Aim of the task: Retype the records below exactly as they appear, but leave out any pictures.

Available records:
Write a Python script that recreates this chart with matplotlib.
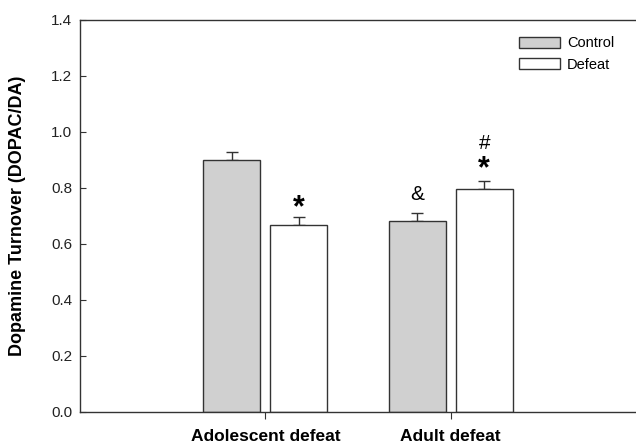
import matplotlib
matplotlib.use("Agg")
import matplotlib.pyplot as plt
from matplotlib.patches import Patch
import numpy as np

plt.rcParams['font.family'] = ['Liberation Sans', 'DejaVu Sans']

# data
groups = ['Adolescent defeat', 'Adult defeat']
control = [0.900, 0.681]
control_err = [0.030, 0.029]
defeat = [0.667, 0.796]
defeat_err = [0.031, 0.029]

x = np.arange(len(groups))
w = 0.307
off = 0.181

fig = plt.figure(figsize=(6.36, 4.48), dpi=100)
ax = fig.add_axes([0.1258, 0.0804, 0.8742, 0.875])

edge = '#333333'
ax.bar(x - off, control, w, color='#d0d0d0', edgecolor=edge, linewidth=1, zorder=2)
ax.bar(x + off, defeat, w, color='white', edgecolor=edge, linewidth=1, zorder=2)

# error bars (upper only)
ax.errorbar(x - off, control, yerr=[np.zeros(2), control_err], fmt='none',
            ecolor=edge, elinewidth=1, capsize=4, capthick=1, zorder=1)
ax.errorbar(x + off, defeat, yerr=[np.zeros(2), defeat_err], fmt='none',
            ecolor=edge, elinewidth=1, capsize=4, capthick=1, zorder=1)

# significance marks
ax.text(0 + off, 0.728, '*', ha='center', va='center', fontsize=22, fontweight='bold')
ax.text(1 - off, 0.776, '&', ha='center', va='center', fontsize=15)
ax.text(1 + off, 0.867, '*', ha='center', va='center', fontsize=22, fontweight='bold')
ax.text(1 + off, 0.960, '#', ha='center', va='center', fontsize=15)

ax.set_xlim(-1, 2)
ax.set_ylim(0, 1.4)
ax.set_yticks(np.arange(0, 1.41, 0.2))
ax.set_yticklabels(['%.1f' % v for v in np.arange(0, 1.41, 0.2)], fontsize=11, color='#222222')
ax.set_xticks(x)
ax.set_xticklabels(groups, fontsize=12.5, fontweight='bold')

ax.tick_params(axis='y', direction='in', length=4, pad=5.5, color=edge)
ax.tick_params(axis='x', direction='out', length=5, pad=7.5, color=edge)

ax.spines['right'].set_visible(False)
for s in ['left', 'bottom', 'top']:
    ax.spines[s].set_color(edge)
    ax.spines[s].set_linewidth(1)

ax.set_ylabel('Dopamine Turnover (DOPAC/DA)', fontsize=13, fontweight='bold')
ax.yaxis.set_label_coords(-0.097, 0.5)

handles = [Patch(facecolor='#d0d0d0', edgecolor=edge, linewidth=1, label='Control'),
           Patch(facecolor='white', edgecolor=edge, linewidth=1, label='Defeat')]
ax.legend(handles=handles, loc='upper left', bbox_to_anchor=(0.776, 0.977),
          frameon=False, fontsize=10.5, handlelength=2.8, handleheight=0.8,
          handletextpad=0.5, borderpad=0, labelspacing=0.5)

fig.savefig('out.png', dpi=100)
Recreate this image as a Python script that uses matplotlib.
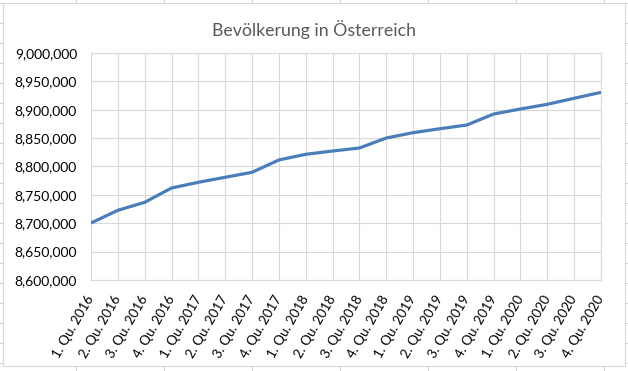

Written answer:
Write a Python script that recreates this chart with matplotlib.
import matplotlib
matplotlib.use("Agg")
import matplotlib.pyplot as plt
from matplotlib.patches import Patch
import numpy as np

plt.rcParams['font.family'] = ['Liberation Sans', 'DejaVu Sans']

# data
groups = ['Adolescent defeat', 'Adult defeat']
control = [0.900, 0.681]
control_err = [0.030, 0.029]
defeat = [0.667, 0.796]
defeat_err = [0.031, 0.029]

x = np.arange(len(groups))
w = 0.307
off = 0.181

fig = plt.figure(figsize=(6.36, 4.48), dpi=100)
ax = fig.add_axes([0.1258, 0.0804, 0.8742, 0.875])

edge = '#333333'
ax.bar(x - off, control, w, color='#d0d0d0', edgecolor=edge, linewidth=1, zorder=2)
ax.bar(x + off, defeat, w, color='white', edgecolor=edge, linewidth=1, zorder=2)

# error bars (upper only)
ax.errorbar(x - off, control, yerr=[np.zeros(2), control_err], fmt='none',
            ecolor=edge, elinewidth=1, capsize=4, capthick=1, zorder=1)
ax.errorbar(x + off, defeat, yerr=[np.zeros(2), defeat_err], fmt='none',
            ecolor=edge, elinewidth=1, capsize=4, capthick=1, zorder=1)

# significance marks
ax.text(0 + off, 0.728, '*', ha='center', va='center', fontsize=22, fontweight='bold')
ax.text(1 - off, 0.776, '&', ha='center', va='center', fontsize=15)
ax.text(1 + off, 0.867, '*', ha='center', va='center', fontsize=22, fontweight='bold')
ax.text(1 + off, 0.960, '#', ha='center', va='center', fontsize=15)

ax.set_xlim(-1, 2)
ax.set_ylim(0, 1.4)
ax.set_yticks(np.arange(0, 1.41, 0.2))
ax.set_yticklabels(['%.1f' % v for v in np.arange(0, 1.41, 0.2)], fontsize=11, color='#222222')
ax.set_xticks(x)
ax.set_xticklabels(groups, fontsize=12.5, fontweight='bold')

ax.tick_params(axis='y', direction='in', length=4, pad=5.5, color=edge)
ax.tick_params(axis='x', direction='out', length=5, pad=7.5, color=edge)

ax.spines['right'].set_visible(False)
for s in ['left', 'bottom', 'top']:
    ax.spines[s].set_color(edge)
    ax.spines[s].set_linewidth(1)

ax.set_ylabel('Dopamine Turnover (DOPAC/DA)', fontsize=13, fontweight='bold')
ax.yaxis.set_label_coords(-0.097, 0.5)

handles = [Patch(facecolor='#d0d0d0', edgecolor=edge, linewidth=1, label='Control'),
           Patch(facecolor='white', edgecolor=edge, linewidth=1, label='Defeat')]
ax.legend(handles=handles, loc='upper left', bbox_to_anchor=(0.776, 0.977),
          frameon=False, fontsize=10.5, handlelength=2.8, handleheight=0.8,
          handletextpad=0.5, borderpad=0, labelspacing=0.5)

fig.savefig('out.png', dpi=100)
Recreate this image as a Python script that uses matplotlib.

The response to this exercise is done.